Scénarios de la stratégie nationale Bas-Carbone (SNBC)
La Stratégie Nationale Bas-Carbone (SNBC) française définit la feuille de route pour atteindre la neutralité carbone à l'horizon 2050. Dans ce cadre, plusieurs scénarios sont envisagés pour l'évolution du mix énergétique, avec des implications variables pour le gaz naturel :
- Scénario de référence : réduction progressive de la part du gaz naturel, remplacé par les énergies renouvelables et l'électricité bas-carbone
- Scénario "gaz vert" : maintien d'une part significative de gaz, mais avec une forte augmentation de la part du biométhane et de l'hydrogène
Ces scénarios prévoient tous une diminution de la consommation finale d'énergie dans le secteur du bâtiment, grâce à l'amélioration de l'efficacité énergétique. La place du gaz naturel dans le chauffage dépendra donc de sa capacité à se décarboner et à s'intégrer dans un mix énergétique plus durable.

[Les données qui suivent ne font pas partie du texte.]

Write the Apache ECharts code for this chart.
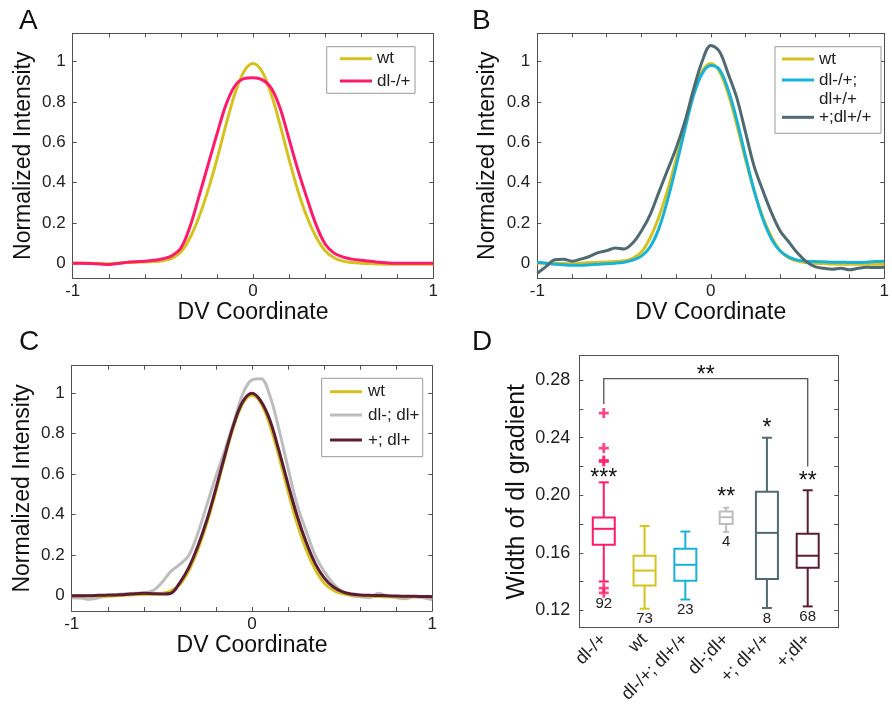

Développement des réseaux de chaleur urbains
Les réseaux de chaleur urbains représentent une alternative intéressante au chauffage individuel au gaz. Ces systèmes permettent de mutualiser la production de chaleur à l'échelle d'un quartier ou d'une ville, offrant plusieurs avantages :
- Utilisation plus facile des énergies renouvelables (biomasse, géothermie) ou de récupération
- Meilleure efficacité énergétique grâce aux économies d'échelle
- Réduction des émissions de CO2 et de la pollution locale
Le développement des réseaux de chaleur est encouragé par les pouvoirs publics dans le cadre de la transition énergétique. Cette évolution pourrait réduire la part du chauffage individuel au gaz, en particulier dans les zones urbaines denses.
Intégration du gaz dans les smart grids énergétiques
L'avenir du gaz naturel passe également par son intégration dans les réseaux énergétiques intelligents ou "smart grids". Ces systèmes visent à optimiser la production, la distribution et la consommation d'énergie en temps réel, en combinant différentes sources d'énergie et technologies de stockage.
Dans ce contexte, le gaz naturel (et ses alternatives vertes comme le biométhane) pourrait jouer un rôle important :
- Comme solution de stockage saisonnier pour l'électricité renouvelable excédentaire (via le power-to-gas)
- Comme source d'énergie flexible pour compenser l'intermittence des énergies renouvelables
- Dans des systèmes hybrides combinant gaz et électricité pour optimiser l'efficacité énergétique
Cette intégration dans les smart grids pourrait permettre au gaz de conserver une place significative dans le mix énergétique, tout en contribuant à la flexibilité et à la résilience du système énergétique global.
En conclusion, la viabilité du gaz naturel comme énergie de chauffage à long terme dépendra de sa capacité à se réinventer face aux défis environnementaux et économiques. Si son utilisation directe pour le chauffage est appelée à diminuer, notamment dans les constructions neuves, le gaz pourrait conserver un rôle important dans un mix énergétique en transition, à condition de réussir sa propre transition vers des formes plus vertes et son intégration dans des systèmes énergétiques intelligents et flexibles.